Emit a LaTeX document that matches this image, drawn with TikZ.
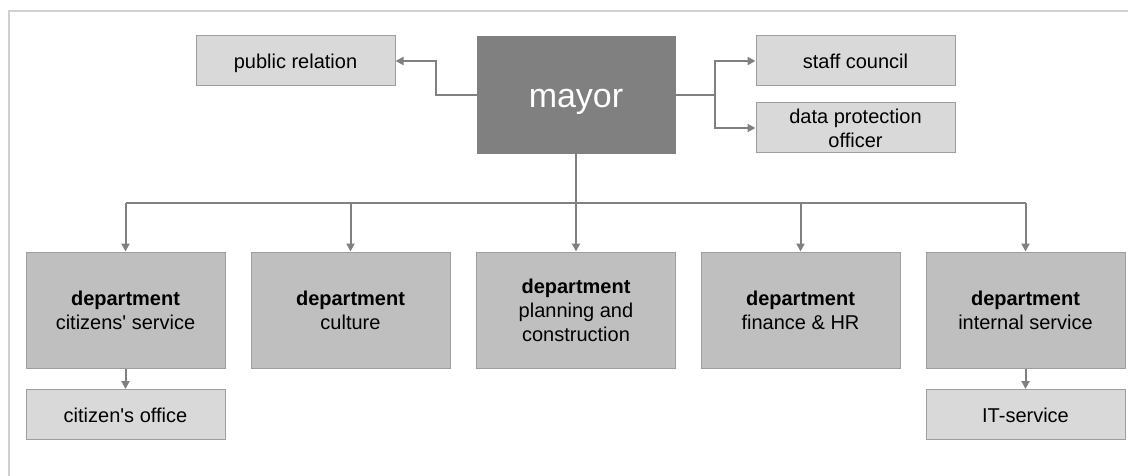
\documentclass[tikz,border=0pt]{standalone}
\usepackage{fontspec}
\setmainfont{Liberation Sans}[Ligatures=TeXOff]
\usetikzlibrary{arrows.meta}
\definecolor{frameline}{HTML}{D0D0D0}
\definecolor{boxline}{HTML}{9E9E9E}
\definecolor{lightfill}{HTML}{D9D9D9}
\definecolor{deptfill}{HTML}{BFBFBF}
\definecolor{mayorfill}{HTML}{808080}
\definecolor{linkcol}{HTML}{808080}
\tikzset{
  unitbox/.style={draw=boxline, line width=1pt, inner sep=0pt, align=center,
    minimum width=199pt, font=\fontsize{20}{24}\selectfont},
  smallbox/.style={unitbox, fill=lightfill, minimum height=50pt},
  oneline/.style={text height=16pt, text depth=0pt},
  deptbox/.style={unitbox, fill=deptfill, minimum height=116pt},
  headbox/.style={draw=mayorfill, fill=mayorfill, inner sep=0pt,
    minimum width=198pt, minimum height=117pt, text=white,
    text height=27pt, text depth=0pt,
    font=\fontsize{34}{40}\selectfont},
  link/.style={draw=linkcol, line width=2pt},
  linkarrow/.style={link, -{Triangle[length=8pt,width=8pt]}},
}
\begin{document}
\begin{tikzpicture}[x=1pt,y=-1pt]
\useasboundingbox (0,0) rectangle (1128,476);
% page frame (top and left edges only)
\draw[frameline, line width=1.5pt] (9,476) -- (9,11) -- (1128,11);

% top level
\node[headbox] (mayor) at (576,94.5) {mayor};
\node[smallbox, oneline] (pr) at (295.5,61) {public relation};
\node[smallbox, oneline] (staff) at (855.5,61) {staff council};
\node[smallbox] (dpo) at (855.5,128) {data protection\\officer};

% departments
\node[deptbox] (d1) at (125.5,310) {\textbf{department}\\citizens' service};
\node[deptbox] (d2) at (350.5,310) {\textbf{department}\\culture};
\node[deptbox] (d3) at (576,310) {\textbf{department}\\planning and\\construction};
\node[deptbox] (d4) at (800.5,310) {\textbf{department}\\finance \& HR};
\node[deptbox] (d5) at (1025.5,310) {\textbf{department}\\internal service};

% sub units
\node[smallbox, oneline] (office) at (125.5,414.5) {citizen's office};
\node[smallbox, oneline] (it) at (1025.5,414.5) {IT-service};

% staff connectors
\coordinate (leftbend) at (436,95);
\coordinate (fork) at (715,95);
\draw[linkarrow] (mayor.west |- leftbend) -- (leftbend) |- (pr.east);
\draw[link] (mayor.east |- fork) -- (fork);
\draw[linkarrow] (fork) |- (staff.west);
\draw[linkarrow] (fork) |- (dpo.west);

% department bus
\coordinate (bus) at (576,203);
\draw[link] (d1.north |- bus) -- (d5.north |- bus);
\draw[linkarrow] (mayor.south) -- (d3.north);
\foreach \d in {d1,d2,d4,d5}
  \draw[linkarrow] (\d.north |- bus) -- (\d.north);

% sub unit connectors
\draw[linkarrow] (d1.south) -- (office.north);
\draw[linkarrow] (d5.south) -- (it.north);
\end{tikzpicture}
\end{document}
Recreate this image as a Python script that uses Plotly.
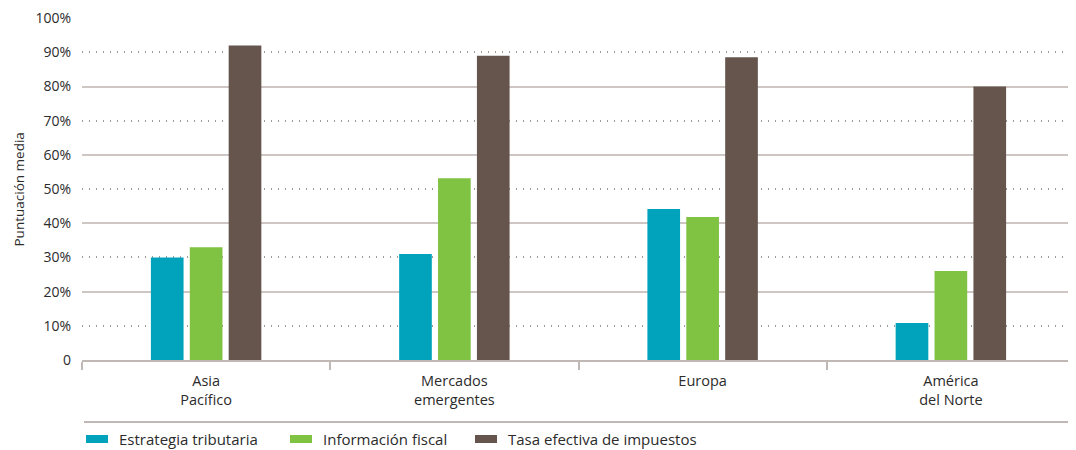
import plotly.graph_objects as go

categories = ["Asia<br>Pacífico", "Mercados<br>emergentes", "Europa", "América<br>del Norte"]
estrategia = [0.30, 0.31, 0.442, 0.108]
informacion = [0.33, 0.532, 0.418, 0.26]
tasa = [0.92, 0.89, 0.886, 0.80]
series_names = ["Estrategia tributaria", "Información fiscal", "Tasa efectiva de impuestos"]
colors = ["#00A3BB", "#80C242", "#65554D"]
tick_vals = [0, 0.1, 0.2, 0.3, 0.4, 0.5, 0.6, 0.7, 0.8, 0.9, 1.0]
tick_text = ["0", "10%", "20%", "30%", "40%", "50%", "60%", "70%", "80%", "90%", "100%"]
y_title = "Puntuación media"

font_family = "Open Sans, Noto Sans, sans-serif"
text_color = "#2b2b2b"

# the page body adds an 8px offset, so the figure is sized to fill the window from there
OFF = 8
W, H = 1076 - OFF, 450 - OFF
PL, PT, PB = 82, 18, 360  # plot area edges in window pixels
PW, PH = 1075 - PL, PB - PT
Y_RANGE = [0, 1.0005]

fig = go.Figure()
for name, vals, c in zip(series_names, [estrategia, informacion, tasa], colors):
    fig.add_trace(go.Bar(x=categories, y=vals, name=name, marker=dict(color=c, line=dict(width=0))))
# empty helper trace so the solid-grid overlay axis is drawn
fig.add_trace(go.Scatter(x=[], y=[], yaxis="y2", showlegend=False, hoverinfo="skip"))

fig.update_layout(
    width=W, height=H,
    margin=dict(l=PL - OFF, r=1076 - 1075, t=PT - OFF, b=450 - PB, pad=0),
    paper_bgcolor="white", plot_bgcolor="white",
    barmode="group", bargap=0.53, bargroupgap=0.16,
    font=dict(family=font_family, size=13, color=text_color),
    showlegend=False,
    xaxis=dict(showline=True, linecolor="#bfb8b5", linewidth=2, ticks="outside",
               tickson="boundaries", ticklen=8, tickcolor="#bfb8b5", tickwidth=2,
               tickfont=dict(size=14.5, color=text_color), showgrid=False, automargin=False,
               ticklabelstandoff=7),
    yaxis=dict(range=Y_RANGE, tickmode="array", tickvals=tick_vals, ticktext=tick_text,
               showgrid=True, griddash="1px,6px", gridcolor="#9e9a98", gridwidth=1.5,
               tickfont=dict(size=14, color=text_color), ticks="", zeroline=False,
               automargin=False, ticklabelstandoff=10),
    yaxis2=dict(range=Y_RANGE, overlaying="y", side="left", tickmode="linear", tick0=0, dtick=0.2,
                showgrid=True, gridcolor="#cdc6c3", gridwidth=1.5, showticklabels=False,
                ticks="", zeroline=False, showline=False, automargin=False),
)

def px_x(px):
    return (px - PL) / PW

def px_y(py):
    return (PB - py) / PH

# y-axis title
fig.add_annotation(xref="paper", yref="paper", x=px_x(18.5), y=px_y(190), text=y_title,
                   textangle=-90, showarrow=False, xanchor="center", yanchor="middle",
                   font=dict(size=13.5, color=text_color))

# legend drawn as swatches + labels in paper space
legend_x_px = [86, 290, 475]
for name, c, px in zip(series_names, colors, legend_x_px):
    fig.add_shape(type="rect", xref="paper", yref="paper", x0=px_x(px), x1=px_x(px + 22),
                  y0=px_y(443), y1=px_y(435), line=dict(width=0), fillcolor=c)
    fig.add_annotation(xref="paper", yref="paper", x=px_x(px + 31), y=px_y(438.5),
                       text=name, showarrow=False, xanchor="left", yanchor="middle",
                       font=dict(size=15, color=text_color))

fig.add_shape(type="line", xref="paper", yref="paper", x0=px_x(84), x1=1.0, y0=px_y(422), y1=px_y(422),
              line=dict(color="#bfb8b5", width=2))

fig.write_html("out.html")
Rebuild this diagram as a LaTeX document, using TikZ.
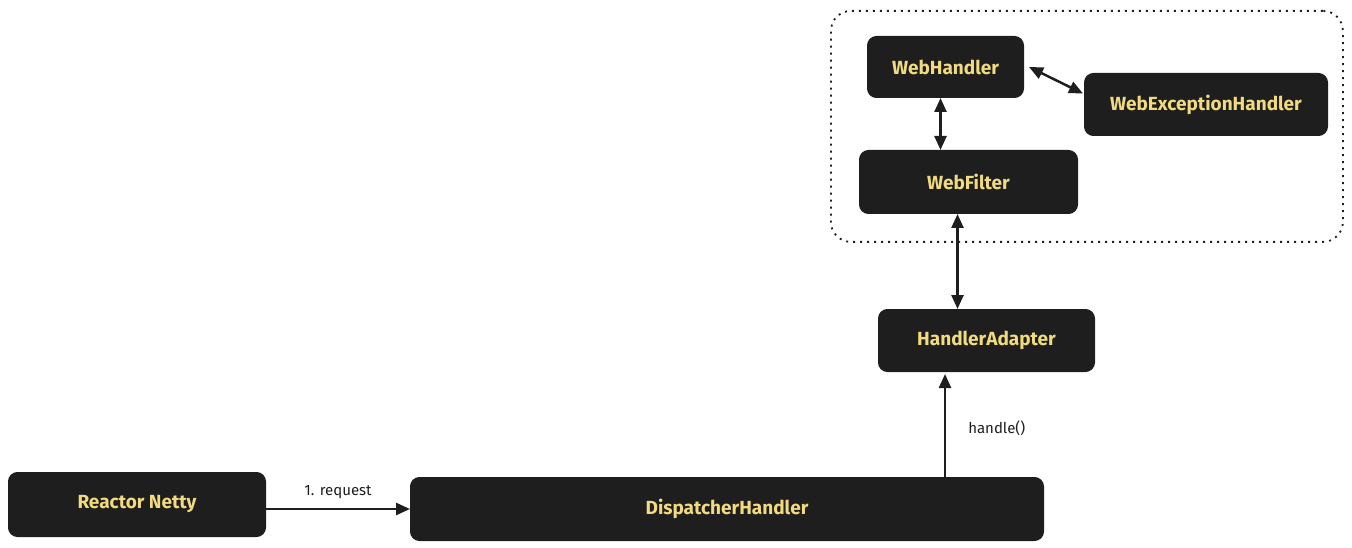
\documentclass[tikz,border=0pt]{standalone}
\usepackage{fontspec}
\setmainfont{Fira Sans}
\usetikzlibrary{arrows.meta,positioning}
\definecolor{boxfill}{HTML}{1E1E1E}
\definecolor{boxtext}{HTML}{F2DA7E}
\tikzset{
  darkbox/.style={draw=boxfill, fill=boxfill, rounded corners=9pt, line width=1pt,
    text=boxtext, font=\fontsize{19}{22}\selectfont\bfseries, anchor=north west, inner sep=0pt},
  conn/.style={draw=boxfill, line width=2.5pt, -{Triangle[length=14pt,width=12pt]}},
  biconn/.style={draw=boxfill, line width=2.5pt, {Triangle[length=14pt,width=12pt]}-{Triangle[length=14pt,width=12pt]}},
  lbl/.style={font=\fontsize{15}{17}\selectfont, text=boxfill, inner sep=0pt}
}
\begin{document}
\begin{tikzpicture}[x=1pt,y=-1pt]
\useasboundingbox (0,0) rectangle (1352,548);
% container
\node (grp) [draw=boxfill, line width=1.8pt, dash pattern=on 2pt off 5pt, rounded corners=20pt,
  minimum width=512pt, minimum height=231pt, anchor=north west, inner sep=0pt] at (830,10) {};
% nodes
\node (wh) [darkbox, minimum width=156pt, minimum height=61pt] at (867,36) {WebHandler};
\node (weh) [darkbox, minimum width=243pt, minimum height=62pt] at (1084,73) {WebExceptionHandler};
\node (wf) [darkbox, minimum width=218pt, minimum height=63pt] at (859,150) {WebFilter};
\node (ha) [darkbox, minimum width=216pt, minimum height=62pt] at (878,309) {HandlerAdapter};
\node (rn) [darkbox, minimum width=257pt, minimum height=64pt] at (8,472) {Reactor Netty};
\node (dh) [darkbox, minimum width=633pt, minimum height=63pt] at (410,477) {DispatcherHandler};
% connectors
\coordinate (whb) at ([xshift=-5pt]wh.south);
\draw[biconn] (whb) -- (whb |- wf.north);
\draw[biconn] ([xshift=5pt]wh.east) -- ([xshift=-1pt,yshift=11pt]weh.west);
\coordinate (wfb) at ([xshift=-11pt]wf.south);
\draw[biconn] (wfb) -- (wfb |- ha.north);
\coordinate (dht) at ([xshift=218pt]dh.north);
\draw[conn] (dht) -- ([yshift=-2pt]dht |- ha.south) node[lbl, pos=0.47, right=22pt] {handle()};
\draw[conn] (rn.east |- dh.west) -- (dh.west) node[lbl, midway, above=9pt] {1. request};
\end{tikzpicture}
\end{document}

# Exercise task:
Every line from the start of the listing above through the line with "(dpo) at (855.5,128)" should be repeated exactly; skip the pictures and add nothing else.

# Expected output:
Emit a LaTeX document that matches this image, drawn with TikZ.
\documentclass[tikz,border=0pt]{standalone}
\usepackage{fontspec}
\setmainfont{Liberation Sans}[Ligatures=TeXOff]
\usetikzlibrary{arrows.meta}
\definecolor{frameline}{HTML}{D0D0D0}
\definecolor{boxline}{HTML}{9E9E9E}
\definecolor{lightfill}{HTML}{D9D9D9}
\definecolor{deptfill}{HTML}{BFBFBF}
\definecolor{mayorfill}{HTML}{808080}
\definecolor{linkcol}{HTML}{808080}
\tikzset{
  unitbox/.style={draw=boxline, line width=1pt, inner sep=0pt, align=center,
    minimum width=199pt, font=\fontsize{20}{24}\selectfont},
  smallbox/.style={unitbox, fill=lightfill, minimum height=50pt},
  oneline/.style={text height=16pt, text depth=0pt},
  deptbox/.style={unitbox, fill=deptfill, minimum height=116pt},
  headbox/.style={draw=mayorfill, fill=mayorfill, inner sep=0pt,
    minimum width=198pt, minimum height=117pt, text=white,
    text height=27pt, text depth=0pt,
    font=\fontsize{34}{40}\selectfont},
  link/.style={draw=linkcol, line width=2pt},
  linkarrow/.style={link, -{Triangle[length=8pt,width=8pt]}},
}
\begin{document}
\begin{tikzpicture}[x=1pt,y=-1pt]
\useasboundingbox (0,0) rectangle (1128,476);
% page frame (top and left edges only)
\draw[frameline, line width=1.5pt] (9,476) -- (9,11) -- (1128,11);

% top level
\node[headbox] (mayor) at (576,94.5) {mayor};
\node[smallbox, oneline] (pr) at (295.5,61) {public relation};
\node[smallbox, oneline] (staff) at (855.5,61) {staff council};
\node[smallbox] (dpo) at (855.5,128) {data protection\\officer};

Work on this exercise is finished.